As Western policymakers grapple with how to interpret promising signs of potential deescalation in the Russia/Ukraine conflict, U.S. cybersecurity agencies continue to warn private industry and defense contractors to be on guard for potential Russian hacking campaigns.
The latest missive is a joint advisory Wednesday from the Cybersecurity and Infrastructure Security Agency, the FBI and the NSA detailing how Russian hackers have been persistently targeting cleared U.S. defense contractors over the past two years. In particular, the campaign targets companies responsible for supporting U.S. military and intelligence capabilities, including providing weapons and missile development, software development and logistics, command, control, communications and combat systems, intelligence, surveillance reconnaissance and targeting and vehicle and aircraft design.
While Russian APTs are known for developing custom malware and novel attack paths, these threat actors aren’t doing anything particularly sophisticated to get into contractor systems, relying on standbys like spearphishing, brute force password cracking, credential harvesting and previously disclosed vulnerabilities. Compromising cloud environments and Microsoft 365 are among the environments they have prioritized.
“These actors take advantage of simple passwords, unpatched systems, and unsuspecting employees to gain initial access before moving laterally through the network to establish persistence and exfiltrate data,” the agencies wrote.
The agencies claim these effort have resulted in the exfiltration and theft of what is known as controlled unclassified information — data around ongoing contracts and projects that fall below short of classification but contain proprietary trade secrets that contractors are still required to secure — that has provided the Russian government with “significant insight into U.S. weapons platform development and deployment timelines, vehicle specifications and plans for communications infrastructure and information technology.”

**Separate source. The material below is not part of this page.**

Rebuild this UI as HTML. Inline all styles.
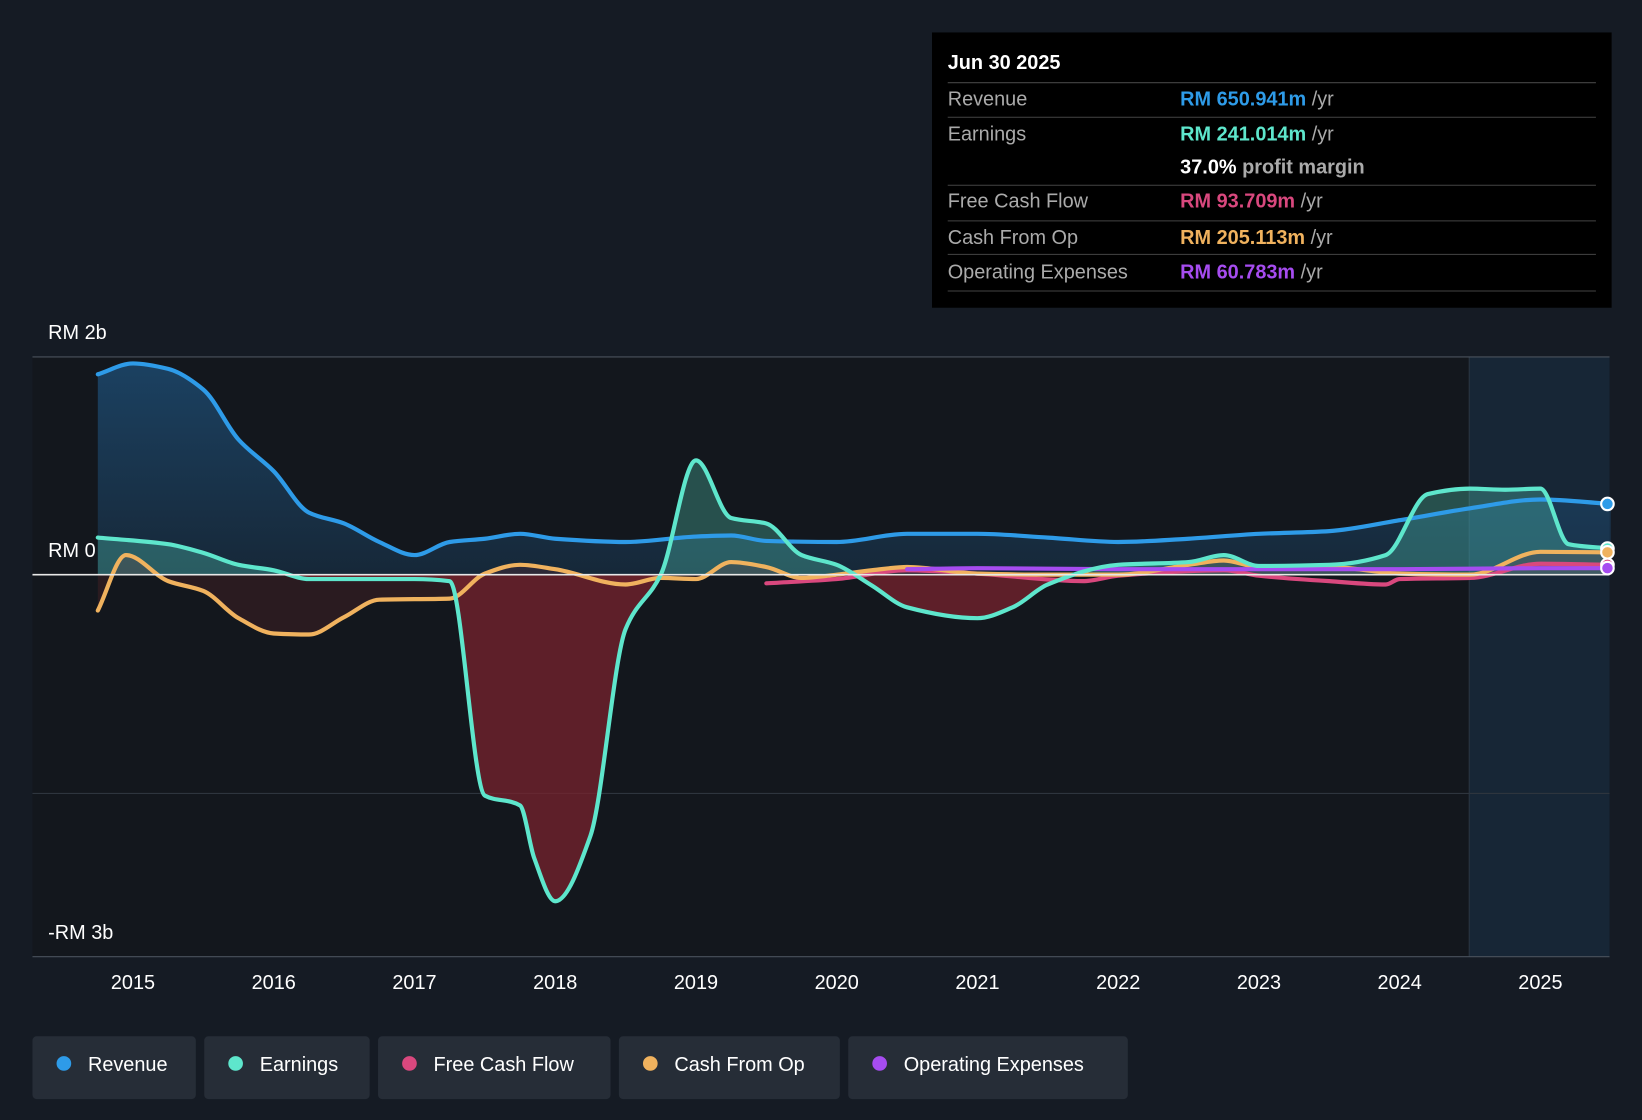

This kind of cyberespionage is common, though the agencies say this particular campaign has been ongoing since at least January 2020 and remains ongoing today. They’re not one off or temporary either: some of the actors were in contractor networks for up to six months, and the information stolen includes data from contractors supporting the U.S. Army, Navy, Air Force, Space Force and intelligence agencies.
“Although the actors have used a variety of malware to maintain persistence, the FBI, NSA, and CISA have also observed intrusions that did not rely on malware or other persistence mechanisms,” the agencies noted. “In these cases, it is likely the threat actors relied on possession of legitimate credentials for persistence, enabling them to pivot to other accounts, as needed, to maintain access to the compromised environments.”
How best to treat controlled unclassified information remains an ongoing question that the Department of Defense has struggled to answer. On the one hand, intelligence officials and lawmakers have repeatedly criticized the overclassification of otherwise routine documents and the negative impact it has on both national security and public transparency. On the other, officials have argued for years that the relentless theft of such controlled unclassified data has contributed to the material degradation of U.S. military advantage over countries like Russia and China.
The DoD is currently attempting to set up a certification program that would provide some form of auditing over the cybersecurity practices of defense contractors. But the program, called the Cybersecurity Maturity Model Certification, has gone through multiple iterations and restarts as Pentagon officials grapple with how stringent to make the requirements.
Initially the department envisioned that the vast majority of the 200,000 to 300,000 members of the defense industrial base would need independent audits from a third party showing that they were implementing cybersecurity controls spelled out in federal contracts. That plan received substantial pushback from the contractor community, while DoD officials have fretted that the requirements could shrink the defense industrial base too much and deny the military the ability to work with small or innovative businesses.
Last year, DoD rolled out “CMMC 2.0,” which attempted to simplify the different levels of certification and allow large chunks of the contractor base to continue self-certifying that they were following digital security requirements. That plan was walked back just last week when DoD officials acknowledged that, because many contractors are expected to have some nexus to controlled unclassified information, they would almost all need independent third-party assessments after all.